> **Written request**:
Copy the data that follows exactly. Include no pictures.

> **Source data**:
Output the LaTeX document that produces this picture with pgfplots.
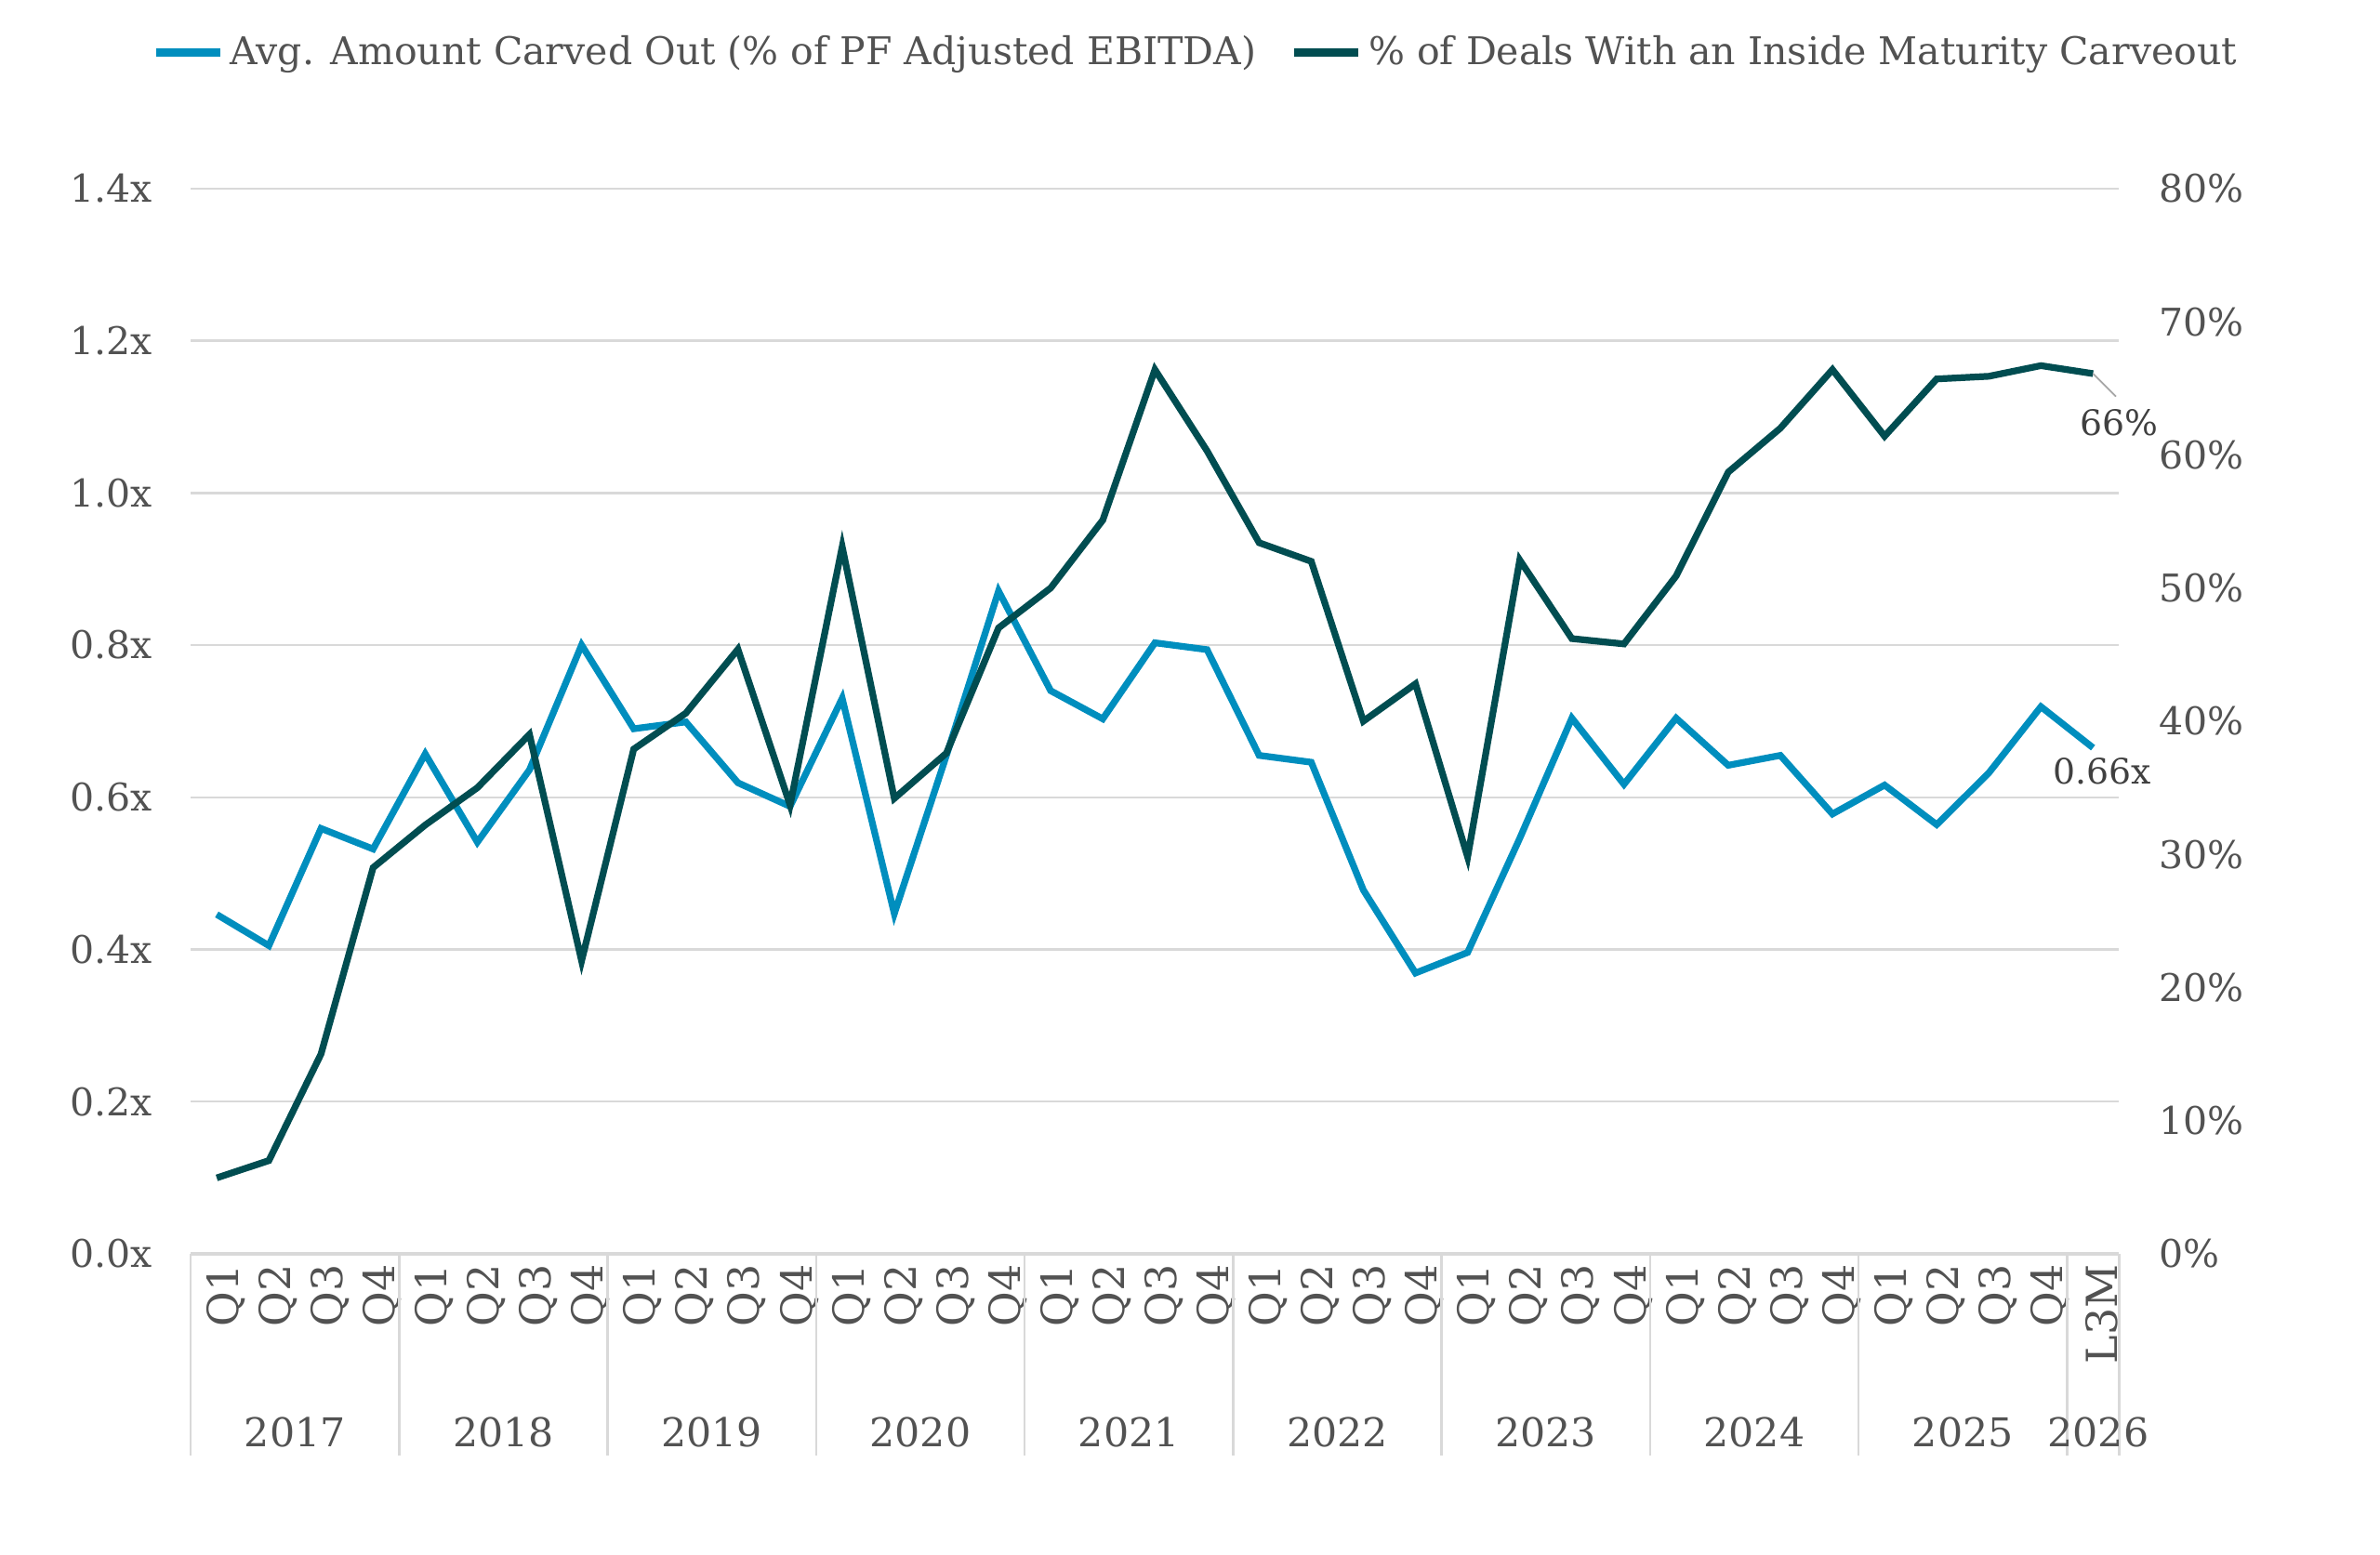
\documentclass[border=0pt]{standalone}
\usepackage{pgfplots}
\pgfplotsset{compat=1.18}
\usepackage{pgfplotstable}
\usepackage{fontspec}
\setmainfont{DejaVu Serif}

\definecolor{amtblue}{RGB}{0,142,190}
\definecolor{dealteal}{RGB}{1,77,81}
\definecolor{txt}{RGB}{82,82,82}
\definecolor{gridc}{RGB}{217,217,217}
\definecolor{lbl}{RGB}{64,64,64}

% x = quarter index (0 = 2017 Q1 ... 35 = 2025 Q4, 36 = L3M)
% amt = avg. amount carved out (x EBITDA), pct = % of deals with carveout
\pgfplotstableread{
x  amt    pct
0  0.446  5.7
1  0.405  7.0
2  0.559  15.0
3  0.532  29.0
4  0.657  32.2
5  0.541  35.0
6  0.636  39.0
7  0.800  22.0
8  0.690  37.9
9  0.699  40.6
10 0.619  45.4
11 0.588  33.7
12 0.730  53.1
13 0.447  34.2
14 0.655  37.6
15 0.871  47.0
16 0.740  50.0
17 0.703  55.1
18 0.803  66.4
19 0.794  60.3
20 0.655  53.4
21 0.646  52.0
22 0.478  40.0
23 0.369  42.8
24 0.396  29.8
25 0.546  52.1
26 0.704  46.2
27 0.617  45.8
28 0.704  50.9
29 0.642  58.7
30 0.655  62.0
31 0.578  66.4
32 0.616  61.4
33 0.564  65.7
34 0.632  65.9
35 0.719  66.7
36 0.665  66.1
}\carveout

\pgfplotsset{
  base/.style={
    at={(0pt,0pt)}, anchor=south west,
    width=632pt, height=349.2pt, scale only axis,
    xmin=-0.5, xmax=36.5,
    major tick length=0pt,
    clip=false,
    tick label style={font=\fontsize{12.5}{14}\selectfont, text=txt},
    /pgf/number format/assume math mode=true,
  },
}
\tikzset{yr/.style={text=txt, font=\fontsize{13}{15}\selectfont, yshift=-58.5pt}}

\begin{document}
\begin{tikzpicture}
\path[use as bounding box] (-62.5pt,-98.7pt) rectangle (717.5pt,411pt);

\begin{axis}[
  base,
  ymin=0, ymax=1.4,
  ytick={0,0.2,0.4,0.6,0.8,1.0,1.2,1.4},
  yticklabel={\pgfmathprintnumber[fixed,fixed zerofill,precision=1]{\tick}x},
  yticklabel style={xshift=-9pt},
  axis x line*=bottom, axis y line*=left,
  y axis line style={draw=none},
  x axis line style={draw=gridc, line width=1pt, -},
  ymajorgrids,
  major grid style={draw=gridc, line width=0.75pt},
  xtick={0,...,36},
  xticklabels={Q1,Q2,Q3,Q4,Q1,Q2,Q3,Q4,Q1,Q2,Q3,Q4,Q1,Q2,Q3,Q4,Q1,Q2,Q3,Q4,
    Q1,Q2,Q3,Q4,Q1,Q2,Q3,Q4,Q1,Q2,Q3,Q4,Q1,Q2,Q3,Q4,L3M},
  xticklabel style={rotate=90, anchor=east, yshift=-3pt,
    font=\fontsize{14}{16}\selectfont},
  extra x ticks={-0.5,3.5,7.5,11.5,15.5,19.5,23.5,27.5,31.5,35.5,36.5},
  extra x tick labels={},
  extra x tick style={major tick length=66pt, tick align=outside,
    tick style={draw=gridc, line width=0.75pt}, grid=none},
  legend style={at={(0.522,1.128)}, anchor=center, draw=none, fill=none,
    legend columns=2, font=\fontsize{12.5}{14}\selectfont, text=txt,
    /tikz/every even column/.append style={column sep=9pt}},
  legend image code/.code={\draw[#1, line width=2.8pt] (0pt,0pt) -- (21pt,0pt);},
]
\addplot[amtblue, line width=2.2pt] table[x=x, y=amt] {\carveout};
\addlegendentry{Avg. Amount Carved Out (\% of PF Adjusted EBITDA)}
\addlegendimage{dealteal, line width=2.2pt}
\addlegendentry{\% of Deals With an Inside Maturity Carveout}

\node[anchor=north, inner sep=0pt, text=lbl, font=\fontsize{11.5}{13}\selectfont]
  at (axis cs:36,0.665) [xshift=3pt, yshift=-3pt] {0.66x};

\node[yr] at (axis cs:1.5,0) {2017};
\node[yr] at (axis cs:5.5,0) {2018};
\node[yr] at (axis cs:9.5,0) {2019};
\node[yr] at (axis cs:13.5,0) {2020};
\node[yr] at (axis cs:17.5,0) {2021};
\node[yr] at (axis cs:21.5,0) {2022};
\node[yr] at (axis cs:25.5,0) {2023};
\node[yr] at (axis cs:29.5,0) {2024};
\node[yr] at (axis cs:33.5,0) {2025};
\node[yr] at (axis cs:36.1,0) {2026};
\end{axis}

\begin{axis}[
  base,
  ymin=0, ymax=80,
  ytick={0,10,20,30,40,50,60,70,80},
  yticklabel={\pgfmathprintnumber[fixed,precision=0]{\tick}\%},
  yticklabel style={xshift=9.5pt},
  axis y line*=right,
  y axis line style={draw=none},
  axis x line=none,
]
\addplot[dealteal, line width=2.2pt] table[x=x, y=pct] {\carveout};

\draw[gray!70, line width=0.5pt] (axis cs:36,66.1) -- ++(7.5pt,-7.5pt);
\node[anchor=north, inner sep=0pt, text=lbl, font=\fontsize{11.5}{13}\selectfont]
  at (axis cs:36,66.1) [xshift=8.5pt, yshift=-11.5pt] {66\%};
\end{axis}
\end{tikzpicture}
\end{document}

> **Full solution**:
Output the LaTeX document that produces this picture with pgfplots.
\documentclass[border=0pt]{standalone}
\usepackage{pgfplots}
\pgfplotsset{compat=1.18}
\usepackage{pgfplotstable}
\usepackage{fontspec}
\setmainfont{DejaVu Serif}

\definecolor{amtblue}{RGB}{0,142,190}
\definecolor{dealteal}{RGB}{1,77,81}
\definecolor{txt}{RGB}{82,82,82}
\definecolor{gridc}{RGB}{217,217,217}
\definecolor{lbl}{RGB}{64,64,64}

% x = quarter index (0 = 2017 Q1 ... 35 = 2025 Q4, 36 = L3M)
% amt = avg. amount carved out (x EBITDA), pct = % of deals with carveout
\pgfplotstableread{
x  amt    pct
0  0.446  5.7
1  0.405  7.0
2  0.559  15.0
3  0.532  29.0
4  0.657  32.2
5  0.541  35.0
6  0.636  39.0
7  0.800  22.0
8  0.690  37.9
9  0.699  40.6
10 0.619  45.4
11 0.588  33.7
12 0.730  53.1
13 0.447  34.2
14 0.655  37.6
15 0.871  47.0
16 0.740  50.0
17 0.703  55.1
18 0.803  66.4
19 0.794  60.3
20 0.655  53.4
21 0.646  52.0
22 0.478  40.0
23 0.369  42.8
24 0.396  29.8
25 0.546  52.1
26 0.704  46.2
27 0.617  45.8
28 0.704  50.9
29 0.642  58.7
30 0.655  62.0
31 0.578  66.4
32 0.616  61.4
33 0.564  65.7
34 0.632  65.9
35 0.719  66.7
36 0.665  66.1
}\carveout

\pgfplotsset{
  base/.style={
    at={(0pt,0pt)}, anchor=south west,
    width=632pt, height=349.2pt, scale only axis,
    xmin=-0.5, xmax=36.5,
    major tick length=0pt,
    clip=false,
    tick label style={font=\fontsize{12.5}{14}\selectfont, text=txt},
    /pgf/number format/assume math mode=true,
  },
}
\tikzset{yr/.style={text=txt, font=\fontsize{13}{15}\selectfont, yshift=-58.5pt}}

\begin{document}
\begin{tikzpicture}
\path[use as bounding box] (-62.5pt,-98.7pt) rectangle (717.5pt,411pt);

\begin{axis}[
  base,
  ymin=0, ymax=1.4,
  ytick={0,0.2,0.4,0.6,0.8,1.0,1.2,1.4},
  yticklabel={\pgfmathprintnumber[fixed,fixed zerofill,precision=1]{\tick}x},
  yticklabel style={xshift=-9pt},
  axis x line*=bottom, axis y line*=left,
  y axis line style={draw=none},
  x axis line style={draw=gridc, line width=1pt, -},
  ymajorgrids,
  major grid style={draw=gridc, line width=0.75pt},
  xtick={0,...,36},
  xticklabels={Q1,Q2,Q3,Q4,Q1,Q2,Q3,Q4,Q1,Q2,Q3,Q4,Q1,Q2,Q3,Q4,Q1,Q2,Q3,Q4,
    Q1,Q2,Q3,Q4,Q1,Q2,Q3,Q4,Q1,Q2,Q3,Q4,Q1,Q2,Q3,Q4,L3M},
  xticklabel style={rotate=90, anchor=east, yshift=-3pt,
    font=\fontsize{14}{16}\selectfont},
  extra x ticks={-0.5,3.5,7.5,11.5,15.5,19.5,23.5,27.5,31.5,35.5,36.5},
  extra x tick labels={},
  extra x tick style={major tick length=66pt, tick align=outside,
    tick style={draw=gridc, line width=0.75pt}, grid=none},
  legend style={at={(0.522,1.128)}, anchor=center, draw=none, fill=none,
    legend columns=2, font=\fontsize{12.5}{14}\selectfont, text=txt,
    /tikz/every even column/.append style={column sep=9pt}},
  legend image code/.code={\draw[#1, line width=2.8pt] (0pt,0pt) -- (21pt,0pt);},
]
\addplot[amtblue, line width=2.2pt] table[x=x, y=amt] {\carveout};
\addlegendentry{Avg. Amount Carved Out (\% of PF Adjusted EBITDA)}
\addlegendimage{dealteal, line width=2.2pt}
\addlegendentry{\% of Deals With an Inside Maturity Carveout}

\node[anchor=north, inner sep=0pt, text=lbl, font=\fontsize{11.5}{13}\selectfont]
  at (axis cs:36,0.665) [xshift=3pt, yshift=-3pt] {0.66x};

\node[yr] at (axis cs:1.5,0) {2017};
\node[yr] at (axis cs:5.5,0) {2018};
\node[yr] at (axis cs:9.5,0) {2019};
\node[yr] at (axis cs:13.5,0) {2020};
\node[yr] at (axis cs:17.5,0) {2021};
\node[yr] at (axis cs:21.5,0) {2022};
\node[yr] at (axis cs:25.5,0) {2023};
\node[yr] at (axis cs:29.5,0) {2024};
\node[yr] at (axis cs:33.5,0) {2025};
\node[yr] at (axis cs:36.1,0) {2026};
\end{axis}

\begin{axis}[
  base,
  ymin=0, ymax=80,
  ytick={0,10,20,30,40,50,60,70,80},
  yticklabel={\pgfmathprintnumber[fixed,precision=0]{\tick}\%},
  yticklabel style={xshift=9.5pt},
  axis y line*=right,
  y axis line style={draw=none},
  axis x line=none,
]
\addplot[dealteal, line width=2.2pt] table[x=x, y=pct] {\carveout};

\draw[gray!70, line width=0.5pt] (axis cs:36,66.1) -- ++(7.5pt,-7.5pt);
\node[anchor=north, inner sep=0pt, text=lbl, font=\fontsize{11.5}{13}\selectfont]
  at (axis cs:36,66.1) [xshift=8.5pt, yshift=-11.5pt] {66\%};
\end{axis}
\end{tikzpicture}
\end{document}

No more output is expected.